■ **DATASET RECORDS**
>>>

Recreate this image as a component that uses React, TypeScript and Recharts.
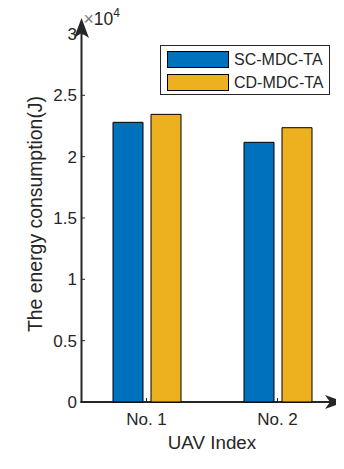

<<<
>>>

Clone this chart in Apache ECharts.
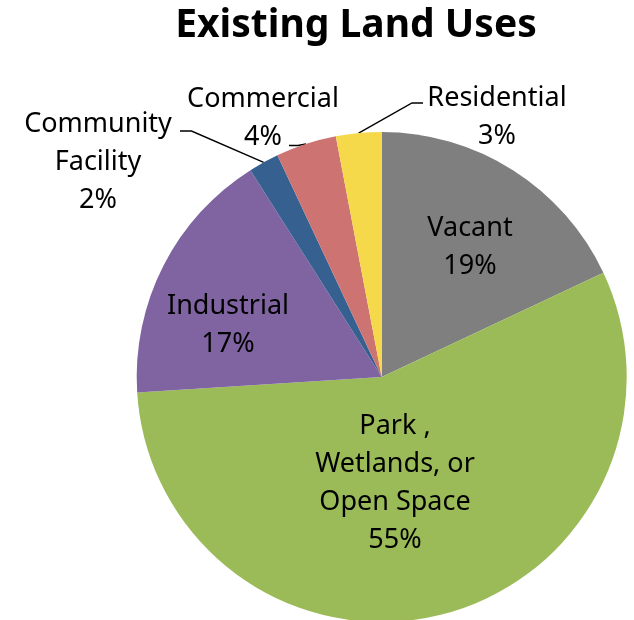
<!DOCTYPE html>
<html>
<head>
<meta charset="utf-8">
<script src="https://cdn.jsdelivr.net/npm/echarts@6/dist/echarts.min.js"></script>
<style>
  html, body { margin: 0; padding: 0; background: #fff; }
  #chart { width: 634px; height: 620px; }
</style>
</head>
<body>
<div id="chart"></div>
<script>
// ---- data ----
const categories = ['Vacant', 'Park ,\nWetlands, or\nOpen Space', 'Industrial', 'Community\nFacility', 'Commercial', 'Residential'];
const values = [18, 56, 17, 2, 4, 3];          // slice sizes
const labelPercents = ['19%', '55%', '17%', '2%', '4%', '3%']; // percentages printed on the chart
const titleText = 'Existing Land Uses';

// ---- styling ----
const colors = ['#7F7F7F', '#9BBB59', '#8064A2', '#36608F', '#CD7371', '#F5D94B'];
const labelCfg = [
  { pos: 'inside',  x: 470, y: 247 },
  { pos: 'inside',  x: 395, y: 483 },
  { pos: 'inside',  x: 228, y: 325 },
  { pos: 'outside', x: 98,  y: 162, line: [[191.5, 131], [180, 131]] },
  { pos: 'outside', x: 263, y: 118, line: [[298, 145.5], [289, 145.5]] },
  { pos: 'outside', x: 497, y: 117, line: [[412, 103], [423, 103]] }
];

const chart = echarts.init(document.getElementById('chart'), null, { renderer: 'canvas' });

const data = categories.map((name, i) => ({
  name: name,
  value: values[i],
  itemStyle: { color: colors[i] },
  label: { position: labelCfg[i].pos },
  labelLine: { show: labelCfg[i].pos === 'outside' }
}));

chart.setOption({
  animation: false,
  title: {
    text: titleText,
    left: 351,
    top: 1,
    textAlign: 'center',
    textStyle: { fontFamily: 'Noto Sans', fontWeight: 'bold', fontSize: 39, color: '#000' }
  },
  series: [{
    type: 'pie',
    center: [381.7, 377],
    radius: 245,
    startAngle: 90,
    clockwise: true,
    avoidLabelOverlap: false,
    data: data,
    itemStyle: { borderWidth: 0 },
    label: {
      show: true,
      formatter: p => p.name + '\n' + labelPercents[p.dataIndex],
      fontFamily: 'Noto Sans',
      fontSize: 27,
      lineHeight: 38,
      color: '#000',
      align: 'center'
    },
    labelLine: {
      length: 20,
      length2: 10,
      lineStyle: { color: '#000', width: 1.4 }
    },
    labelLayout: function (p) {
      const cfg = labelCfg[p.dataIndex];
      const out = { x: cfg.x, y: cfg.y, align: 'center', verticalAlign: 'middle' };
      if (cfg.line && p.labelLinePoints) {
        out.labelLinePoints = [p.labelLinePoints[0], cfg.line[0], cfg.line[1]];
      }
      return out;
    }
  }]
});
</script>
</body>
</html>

<<<
>>>

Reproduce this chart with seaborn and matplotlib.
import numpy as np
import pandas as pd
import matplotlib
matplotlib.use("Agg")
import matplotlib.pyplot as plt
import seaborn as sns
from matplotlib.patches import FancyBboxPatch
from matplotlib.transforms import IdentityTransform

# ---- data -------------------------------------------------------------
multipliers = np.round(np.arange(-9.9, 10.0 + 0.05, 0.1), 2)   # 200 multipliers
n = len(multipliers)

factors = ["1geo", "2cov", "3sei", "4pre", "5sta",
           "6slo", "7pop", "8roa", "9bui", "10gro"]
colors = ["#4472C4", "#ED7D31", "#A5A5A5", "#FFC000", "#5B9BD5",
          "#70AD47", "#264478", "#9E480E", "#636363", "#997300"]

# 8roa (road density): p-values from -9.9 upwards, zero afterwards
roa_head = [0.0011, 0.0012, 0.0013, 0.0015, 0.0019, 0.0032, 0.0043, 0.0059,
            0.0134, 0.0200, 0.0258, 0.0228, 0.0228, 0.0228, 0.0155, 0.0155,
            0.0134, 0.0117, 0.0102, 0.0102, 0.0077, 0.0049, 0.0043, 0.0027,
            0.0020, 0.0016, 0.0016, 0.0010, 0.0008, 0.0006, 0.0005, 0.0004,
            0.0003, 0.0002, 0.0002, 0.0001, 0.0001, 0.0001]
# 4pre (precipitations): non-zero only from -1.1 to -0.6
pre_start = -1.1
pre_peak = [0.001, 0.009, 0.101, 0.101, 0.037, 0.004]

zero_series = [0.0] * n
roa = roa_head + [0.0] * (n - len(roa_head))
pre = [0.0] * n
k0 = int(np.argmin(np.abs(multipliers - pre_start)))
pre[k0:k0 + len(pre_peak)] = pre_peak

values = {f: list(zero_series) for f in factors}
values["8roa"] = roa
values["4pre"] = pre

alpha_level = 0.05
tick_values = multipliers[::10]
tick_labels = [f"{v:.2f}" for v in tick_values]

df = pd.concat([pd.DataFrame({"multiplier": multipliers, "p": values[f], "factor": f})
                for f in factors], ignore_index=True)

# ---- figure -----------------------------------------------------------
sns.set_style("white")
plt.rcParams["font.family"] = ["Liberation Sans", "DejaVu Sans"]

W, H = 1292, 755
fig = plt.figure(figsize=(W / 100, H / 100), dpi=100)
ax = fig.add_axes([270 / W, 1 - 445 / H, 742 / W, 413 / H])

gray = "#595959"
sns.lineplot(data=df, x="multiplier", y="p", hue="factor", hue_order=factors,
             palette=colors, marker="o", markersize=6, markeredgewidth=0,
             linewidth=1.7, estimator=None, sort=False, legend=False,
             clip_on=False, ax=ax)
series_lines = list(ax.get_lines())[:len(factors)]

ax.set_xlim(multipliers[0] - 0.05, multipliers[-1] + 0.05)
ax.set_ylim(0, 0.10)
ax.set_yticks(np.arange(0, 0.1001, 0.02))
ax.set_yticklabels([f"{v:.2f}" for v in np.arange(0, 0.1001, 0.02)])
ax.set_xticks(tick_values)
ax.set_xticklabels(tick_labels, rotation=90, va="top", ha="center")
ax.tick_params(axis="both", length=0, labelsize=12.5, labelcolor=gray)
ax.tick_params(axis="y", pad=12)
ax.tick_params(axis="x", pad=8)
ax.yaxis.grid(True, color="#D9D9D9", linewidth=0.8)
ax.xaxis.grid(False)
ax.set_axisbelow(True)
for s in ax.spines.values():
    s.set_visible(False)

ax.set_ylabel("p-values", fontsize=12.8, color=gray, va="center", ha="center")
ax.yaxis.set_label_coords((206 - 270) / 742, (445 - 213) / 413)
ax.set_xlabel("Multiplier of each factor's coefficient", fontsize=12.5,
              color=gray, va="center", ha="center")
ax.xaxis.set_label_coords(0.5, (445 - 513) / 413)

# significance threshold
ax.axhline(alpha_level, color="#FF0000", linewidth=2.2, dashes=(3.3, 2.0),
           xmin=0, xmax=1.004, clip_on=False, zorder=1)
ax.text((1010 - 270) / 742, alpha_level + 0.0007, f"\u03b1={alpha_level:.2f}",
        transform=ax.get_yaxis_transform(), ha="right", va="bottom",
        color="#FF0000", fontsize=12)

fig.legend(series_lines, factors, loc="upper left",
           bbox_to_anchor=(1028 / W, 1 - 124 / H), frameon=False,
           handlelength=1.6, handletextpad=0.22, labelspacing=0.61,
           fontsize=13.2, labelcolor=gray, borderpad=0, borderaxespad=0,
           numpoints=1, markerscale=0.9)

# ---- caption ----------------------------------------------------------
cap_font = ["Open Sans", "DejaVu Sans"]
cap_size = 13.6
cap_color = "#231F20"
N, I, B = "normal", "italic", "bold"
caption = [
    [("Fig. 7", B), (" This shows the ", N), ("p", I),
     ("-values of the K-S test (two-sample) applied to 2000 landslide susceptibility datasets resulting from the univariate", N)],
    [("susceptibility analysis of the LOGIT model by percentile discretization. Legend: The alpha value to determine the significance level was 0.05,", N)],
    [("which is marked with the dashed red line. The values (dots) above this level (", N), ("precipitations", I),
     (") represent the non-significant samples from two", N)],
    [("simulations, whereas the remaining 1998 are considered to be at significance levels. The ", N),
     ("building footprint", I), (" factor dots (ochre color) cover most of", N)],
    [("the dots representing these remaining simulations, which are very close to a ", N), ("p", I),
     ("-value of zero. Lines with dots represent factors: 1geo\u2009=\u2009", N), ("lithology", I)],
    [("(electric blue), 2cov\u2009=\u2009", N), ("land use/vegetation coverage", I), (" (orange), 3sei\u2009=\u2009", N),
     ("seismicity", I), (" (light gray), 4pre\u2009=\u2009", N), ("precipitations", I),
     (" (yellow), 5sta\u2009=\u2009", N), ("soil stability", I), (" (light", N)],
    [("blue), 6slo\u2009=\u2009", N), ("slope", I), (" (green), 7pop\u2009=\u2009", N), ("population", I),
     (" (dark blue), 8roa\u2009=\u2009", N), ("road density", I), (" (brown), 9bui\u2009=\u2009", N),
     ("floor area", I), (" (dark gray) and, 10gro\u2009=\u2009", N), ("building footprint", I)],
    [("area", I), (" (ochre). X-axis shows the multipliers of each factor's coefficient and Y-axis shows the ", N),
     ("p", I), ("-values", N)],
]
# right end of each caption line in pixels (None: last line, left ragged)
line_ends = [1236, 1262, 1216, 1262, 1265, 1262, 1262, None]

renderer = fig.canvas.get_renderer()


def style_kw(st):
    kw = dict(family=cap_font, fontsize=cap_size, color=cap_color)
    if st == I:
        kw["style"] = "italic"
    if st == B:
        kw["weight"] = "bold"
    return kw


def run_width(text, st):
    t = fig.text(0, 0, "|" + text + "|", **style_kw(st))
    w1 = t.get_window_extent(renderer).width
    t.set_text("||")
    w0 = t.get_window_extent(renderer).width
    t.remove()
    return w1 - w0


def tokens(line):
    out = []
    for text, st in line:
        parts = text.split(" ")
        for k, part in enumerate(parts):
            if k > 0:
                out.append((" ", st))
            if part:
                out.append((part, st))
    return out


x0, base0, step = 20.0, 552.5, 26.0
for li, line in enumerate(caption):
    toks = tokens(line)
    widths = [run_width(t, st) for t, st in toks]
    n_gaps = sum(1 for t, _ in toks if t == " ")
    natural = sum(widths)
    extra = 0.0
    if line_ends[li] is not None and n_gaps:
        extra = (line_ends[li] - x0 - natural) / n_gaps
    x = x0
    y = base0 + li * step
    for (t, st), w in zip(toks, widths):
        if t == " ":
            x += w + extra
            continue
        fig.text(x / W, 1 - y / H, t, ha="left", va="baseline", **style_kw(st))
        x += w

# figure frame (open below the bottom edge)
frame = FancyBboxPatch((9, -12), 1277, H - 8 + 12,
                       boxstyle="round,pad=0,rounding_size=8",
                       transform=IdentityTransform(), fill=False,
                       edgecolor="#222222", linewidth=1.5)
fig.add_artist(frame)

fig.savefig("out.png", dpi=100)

<<<

■ **EXERCISE REQUIREMENTS**
Copy out all lines that carry the word "with".

■ **EXERCISE RESPONSE**
Reproduce this chart with seaborn and matplotlib.
    [("which is marked with the dashed red line. The values (dots) above this level (", N), ("precipitations", I),
     ("-value of zero. Lines with dots represent factors: 1geo\u2009=\u2009", N), ("lithology", I)],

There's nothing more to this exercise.